The new Tesla Model Y
Tesla is also expanding its product line, including the recently unveiled Model Y.

Balancing supply and demand

As ever, Tesla’s financial health centers around how many units it can shift. While the company did manage to deliver 63,000 units globally, that was lower than what analysts expected. That said, the company’s letter to investors maintains its previous goals. It plans to deliver between 360,000 and 400,000 cars in 2019 — a 45 to 65 percent increase over 2018’s numbers.

Of course, hitting that sort of production output hinges around getting the Shanghai factory online. If it can manage that, which is a challenge in the wake of major quarterly losses, it may be able to hit that mark. In a letter to investors, Tesla said, “If our Gigafactory Shanghai is able to reach volume production early in Q4 of this year, we may be able to produce as many as 500,000 vehicles globally in 2019.” Tesla admits that is an aggressive timeframe, but the company has always maintained big ambitions.

The investor letter said that the company may post further losses in the second quarter. Beyond that, though, they should return to profitability by the third quarter of 2019.

Tesla re-introduced more affordable versions of the Model S and Model X to drive sales in the coming months.

Raising Capital

More than just boosting production and sales, Tesla may need to raise more cash to get through the upcoming quarter. At the end of March, the company had $2.2 billion in cash on hand. However, according to an Automotive News report, it’s planning for $2.5 billion in capital expenditures to develop the upcoming Model Y and the Tesla Semi. Industry analyst Rebecca Lindlard said, “$2.2 billion in cash is a lot of money, but not when you’re talking the kinds of investments Tesla is making.”

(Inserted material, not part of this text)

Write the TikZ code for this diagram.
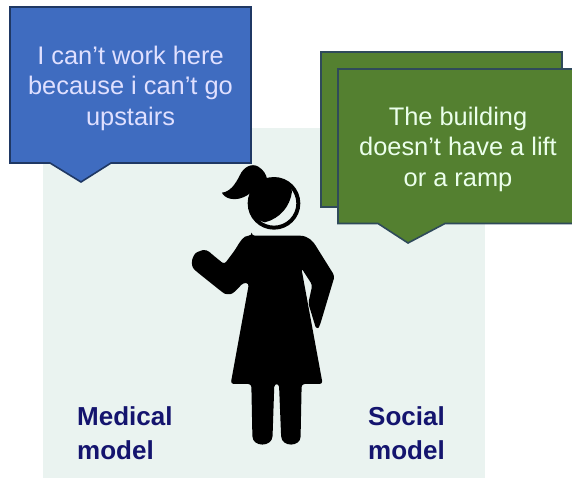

The company’s largest debt payment in its history also drained $920 million from its coffers in February. In light of the recent cash dilemma, Musk is reopening the door to a new cash call. “There is merit to the idea of raising capital at this point,” he said during Tesla’s Wednesday earnings call. “It is very important as the company scales to make sure we are on a solid foundation and that we have the appropriate financial discipline across the company and that we are doing it very efficiently.”

Tesla also announced a new chip that will drive its goals for full autonomy in its models.

New Tesla insurance coming next month

During the quarterly earnings call, Tesla CEO Elon Musk also made an announcement out of left field. The company may roll out a new insurance program as early as next month.

According to a Yahoo Finance report, Musk said “It will be much more compelling than anything else out there.” What’s more, Tesla will use driver data to determine rates. Cars like the Model S and Model X are currently some of the most expensive to insure. The quotes also vary dramatically depending on the model. In theory, setting up in-house insurance could save Tesla owners money over time.

Not only that, but cheaper insurance would help drive up demand. If premiums are lower for prospective buyers, it may entice them to buy a Tesla over a competing luxury car. Plus owners could roll that into the cost of ownership. Purchasing, maintenance and insurance would all be under the same roof, similar to car subscription services that have recently cropped up.